Below this line are records; write out exactly the lines from the one containing "Write a Python" through the one containing "x = list(range(len(years)))", with the pictures left out.

Charts and diagrams as code:
-=-=-

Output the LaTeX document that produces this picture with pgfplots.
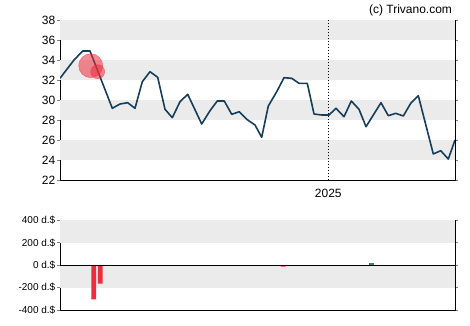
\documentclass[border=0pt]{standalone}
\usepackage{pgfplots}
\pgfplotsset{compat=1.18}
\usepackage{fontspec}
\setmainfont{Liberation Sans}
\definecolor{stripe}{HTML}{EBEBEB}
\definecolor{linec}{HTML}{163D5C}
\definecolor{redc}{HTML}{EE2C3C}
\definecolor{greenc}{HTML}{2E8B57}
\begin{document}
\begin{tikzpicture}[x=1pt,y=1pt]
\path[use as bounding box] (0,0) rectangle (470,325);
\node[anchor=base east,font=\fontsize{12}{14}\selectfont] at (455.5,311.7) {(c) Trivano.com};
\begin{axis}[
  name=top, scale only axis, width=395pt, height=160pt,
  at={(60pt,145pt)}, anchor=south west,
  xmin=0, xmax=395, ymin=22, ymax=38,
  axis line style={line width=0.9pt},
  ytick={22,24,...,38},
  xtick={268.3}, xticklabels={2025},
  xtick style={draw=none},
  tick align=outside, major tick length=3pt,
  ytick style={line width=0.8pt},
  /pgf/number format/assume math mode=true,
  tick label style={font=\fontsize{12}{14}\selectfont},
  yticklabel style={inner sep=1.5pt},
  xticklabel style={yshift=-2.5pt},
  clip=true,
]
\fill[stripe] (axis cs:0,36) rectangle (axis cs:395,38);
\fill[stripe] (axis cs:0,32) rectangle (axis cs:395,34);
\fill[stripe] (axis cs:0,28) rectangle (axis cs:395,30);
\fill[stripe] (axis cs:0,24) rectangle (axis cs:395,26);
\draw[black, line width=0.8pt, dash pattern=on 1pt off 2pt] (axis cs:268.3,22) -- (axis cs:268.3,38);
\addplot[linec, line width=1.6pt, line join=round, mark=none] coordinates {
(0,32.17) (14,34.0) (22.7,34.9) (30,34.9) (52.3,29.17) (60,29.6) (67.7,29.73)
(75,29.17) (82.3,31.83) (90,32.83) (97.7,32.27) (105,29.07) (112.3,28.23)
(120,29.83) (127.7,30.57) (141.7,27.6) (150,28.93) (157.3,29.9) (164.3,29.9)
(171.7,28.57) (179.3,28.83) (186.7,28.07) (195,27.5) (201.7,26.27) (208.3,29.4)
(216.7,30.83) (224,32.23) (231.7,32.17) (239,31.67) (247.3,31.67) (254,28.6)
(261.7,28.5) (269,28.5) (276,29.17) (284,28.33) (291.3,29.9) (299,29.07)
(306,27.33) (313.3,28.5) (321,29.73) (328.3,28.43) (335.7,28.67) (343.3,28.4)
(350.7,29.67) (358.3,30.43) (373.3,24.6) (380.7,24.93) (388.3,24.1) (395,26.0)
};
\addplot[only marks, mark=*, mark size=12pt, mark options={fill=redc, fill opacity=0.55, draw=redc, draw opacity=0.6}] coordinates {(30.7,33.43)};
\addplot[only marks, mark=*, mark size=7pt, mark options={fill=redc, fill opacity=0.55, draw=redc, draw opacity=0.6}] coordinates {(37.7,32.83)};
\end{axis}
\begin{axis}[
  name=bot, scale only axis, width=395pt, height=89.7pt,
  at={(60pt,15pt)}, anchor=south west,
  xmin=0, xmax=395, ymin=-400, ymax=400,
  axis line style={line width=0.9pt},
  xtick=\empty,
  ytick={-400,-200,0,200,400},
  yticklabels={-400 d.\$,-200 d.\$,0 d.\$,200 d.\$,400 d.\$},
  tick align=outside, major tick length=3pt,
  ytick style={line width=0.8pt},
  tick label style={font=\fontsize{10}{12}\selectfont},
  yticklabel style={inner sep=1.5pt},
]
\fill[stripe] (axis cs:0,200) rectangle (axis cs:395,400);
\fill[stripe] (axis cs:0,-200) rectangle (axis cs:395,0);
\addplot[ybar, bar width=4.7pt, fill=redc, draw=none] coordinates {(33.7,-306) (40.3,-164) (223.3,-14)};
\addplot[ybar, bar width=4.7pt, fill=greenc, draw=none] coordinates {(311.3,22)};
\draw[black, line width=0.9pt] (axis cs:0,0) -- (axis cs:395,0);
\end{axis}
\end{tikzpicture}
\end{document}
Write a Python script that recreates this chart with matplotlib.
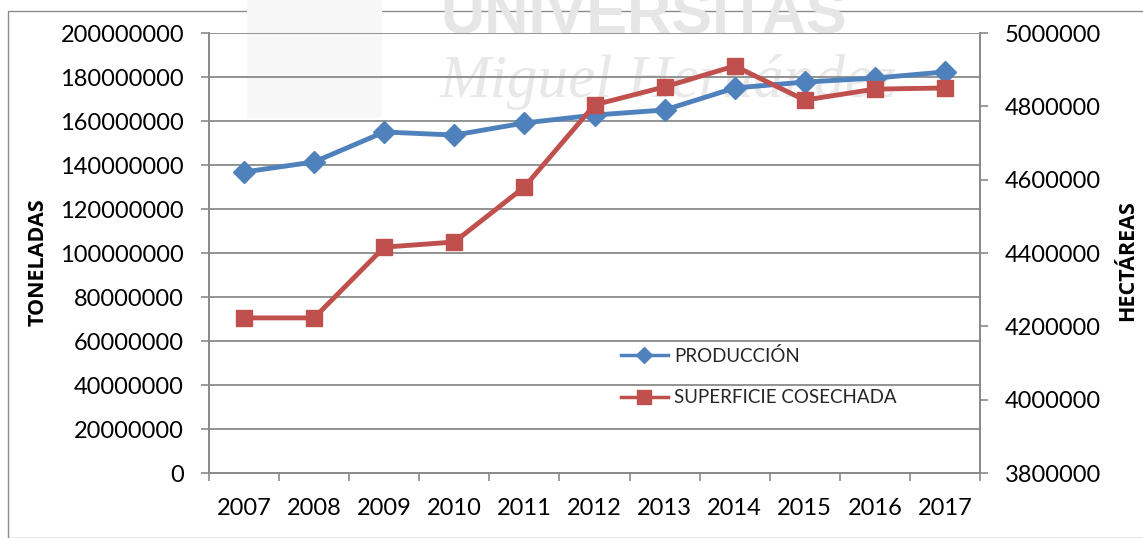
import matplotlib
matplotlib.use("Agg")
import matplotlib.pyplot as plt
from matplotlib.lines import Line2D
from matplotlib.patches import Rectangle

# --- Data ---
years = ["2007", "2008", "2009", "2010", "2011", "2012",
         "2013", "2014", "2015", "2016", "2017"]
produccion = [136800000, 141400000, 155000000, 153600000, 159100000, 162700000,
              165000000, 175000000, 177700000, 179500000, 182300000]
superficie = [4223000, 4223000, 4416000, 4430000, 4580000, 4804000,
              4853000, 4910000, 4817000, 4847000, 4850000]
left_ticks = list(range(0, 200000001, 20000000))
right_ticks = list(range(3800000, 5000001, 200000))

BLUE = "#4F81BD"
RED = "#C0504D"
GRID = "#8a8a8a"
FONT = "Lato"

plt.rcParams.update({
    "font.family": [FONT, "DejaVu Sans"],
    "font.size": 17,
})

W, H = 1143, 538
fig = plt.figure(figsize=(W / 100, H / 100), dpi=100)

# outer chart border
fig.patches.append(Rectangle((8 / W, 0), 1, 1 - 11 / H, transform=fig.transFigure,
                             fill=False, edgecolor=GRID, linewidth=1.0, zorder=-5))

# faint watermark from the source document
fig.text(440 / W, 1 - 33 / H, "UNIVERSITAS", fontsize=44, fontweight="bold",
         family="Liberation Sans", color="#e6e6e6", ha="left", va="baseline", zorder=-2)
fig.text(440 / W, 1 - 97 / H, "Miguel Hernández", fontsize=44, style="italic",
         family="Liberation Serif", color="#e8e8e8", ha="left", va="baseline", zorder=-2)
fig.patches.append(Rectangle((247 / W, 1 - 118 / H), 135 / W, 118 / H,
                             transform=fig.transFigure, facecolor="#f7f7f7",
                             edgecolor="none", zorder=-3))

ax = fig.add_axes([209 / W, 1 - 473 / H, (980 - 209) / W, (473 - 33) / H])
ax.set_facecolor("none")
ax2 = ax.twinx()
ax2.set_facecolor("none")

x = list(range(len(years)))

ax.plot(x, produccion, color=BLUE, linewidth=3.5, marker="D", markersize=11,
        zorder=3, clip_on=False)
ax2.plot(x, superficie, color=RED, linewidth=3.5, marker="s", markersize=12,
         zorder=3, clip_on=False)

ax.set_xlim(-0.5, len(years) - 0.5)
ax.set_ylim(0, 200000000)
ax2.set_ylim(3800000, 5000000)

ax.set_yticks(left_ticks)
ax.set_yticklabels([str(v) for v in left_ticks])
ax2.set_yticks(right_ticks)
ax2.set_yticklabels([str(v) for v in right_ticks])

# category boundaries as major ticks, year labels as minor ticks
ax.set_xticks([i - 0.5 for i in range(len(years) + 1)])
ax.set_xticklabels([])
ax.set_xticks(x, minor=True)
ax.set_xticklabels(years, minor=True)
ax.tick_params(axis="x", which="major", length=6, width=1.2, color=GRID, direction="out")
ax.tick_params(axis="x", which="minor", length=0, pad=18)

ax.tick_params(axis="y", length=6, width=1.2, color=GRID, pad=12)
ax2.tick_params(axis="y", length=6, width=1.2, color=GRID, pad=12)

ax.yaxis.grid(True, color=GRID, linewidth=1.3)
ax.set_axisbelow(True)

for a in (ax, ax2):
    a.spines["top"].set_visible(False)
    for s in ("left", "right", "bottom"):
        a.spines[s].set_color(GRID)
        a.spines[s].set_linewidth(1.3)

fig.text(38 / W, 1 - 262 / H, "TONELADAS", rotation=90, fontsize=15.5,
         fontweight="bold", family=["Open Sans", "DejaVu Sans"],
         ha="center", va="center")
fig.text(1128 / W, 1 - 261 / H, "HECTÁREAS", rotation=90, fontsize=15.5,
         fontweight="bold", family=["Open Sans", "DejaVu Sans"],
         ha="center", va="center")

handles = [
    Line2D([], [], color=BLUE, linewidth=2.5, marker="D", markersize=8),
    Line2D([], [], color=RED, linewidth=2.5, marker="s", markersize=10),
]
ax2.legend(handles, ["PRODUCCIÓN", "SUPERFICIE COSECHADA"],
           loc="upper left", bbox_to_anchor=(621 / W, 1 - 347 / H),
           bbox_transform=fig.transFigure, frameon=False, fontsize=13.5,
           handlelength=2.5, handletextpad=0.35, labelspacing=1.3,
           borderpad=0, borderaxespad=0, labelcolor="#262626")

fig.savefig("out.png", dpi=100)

-=-=-

Output of the exercise:
Write a Python script that recreates this chart with matplotlib.
import matplotlib
matplotlib.use("Agg")
import matplotlib.pyplot as plt
from matplotlib.lines import Line2D
from matplotlib.patches import Rectangle

# --- Data ---
years = ["2007", "2008", "2009", "2010", "2011", "2012",
         "2013", "2014", "2015", "2016", "2017"]
produccion = [136800000, 141400000, 155000000, 153600000, 159100000, 162700000,
              165000000, 175000000, 177700000, 179500000, 182300000]
superficie = [4223000, 4223000, 4416000, 4430000, 4580000, 4804000,
              4853000, 4910000, 4817000, 4847000, 4850000]
left_ticks = list(range(0, 200000001, 20000000))
right_ticks = list(range(3800000, 5000001, 200000))

BLUE = "#4F81BD"
RED = "#C0504D"
GRID = "#8a8a8a"
FONT = "Lato"

plt.rcParams.update({
    "font.family": [FONT, "DejaVu Sans"],
    "font.size": 17,
})

W, H = 1143, 538
fig = plt.figure(figsize=(W / 100, H / 100), dpi=100)

# outer chart border
fig.patches.append(Rectangle((8 / W, 0), 1, 1 - 11 / H, transform=fig.transFigure,
                             fill=False, edgecolor=GRID, linewidth=1.0, zorder=-5))

# faint watermark from the source document
fig.text(440 / W, 1 - 33 / H, "UNIVERSITAS", fontsize=44, fontweight="bold",
         family="Liberation Sans", color="#e6e6e6", ha="left", va="baseline", zorder=-2)
fig.text(440 / W, 1 - 97 / H, "Miguel Hernández", fontsize=44, style="italic",
         family="Liberation Serif", color="#e8e8e8", ha="left", va="baseline", zorder=-2)
fig.patches.append(Rectangle((247 / W, 1 - 118 / H), 135 / W, 118 / H,
                             transform=fig.transFigure, facecolor="#f7f7f7",
                             edgecolor="none", zorder=-3))

ax = fig.add_axes([209 / W, 1 - 473 / H, (980 - 209) / W, (473 - 33) / H])
ax.set_facecolor("none")
ax2 = ax.twinx()
ax2.set_facecolor("none")

x = list(range(len(years)))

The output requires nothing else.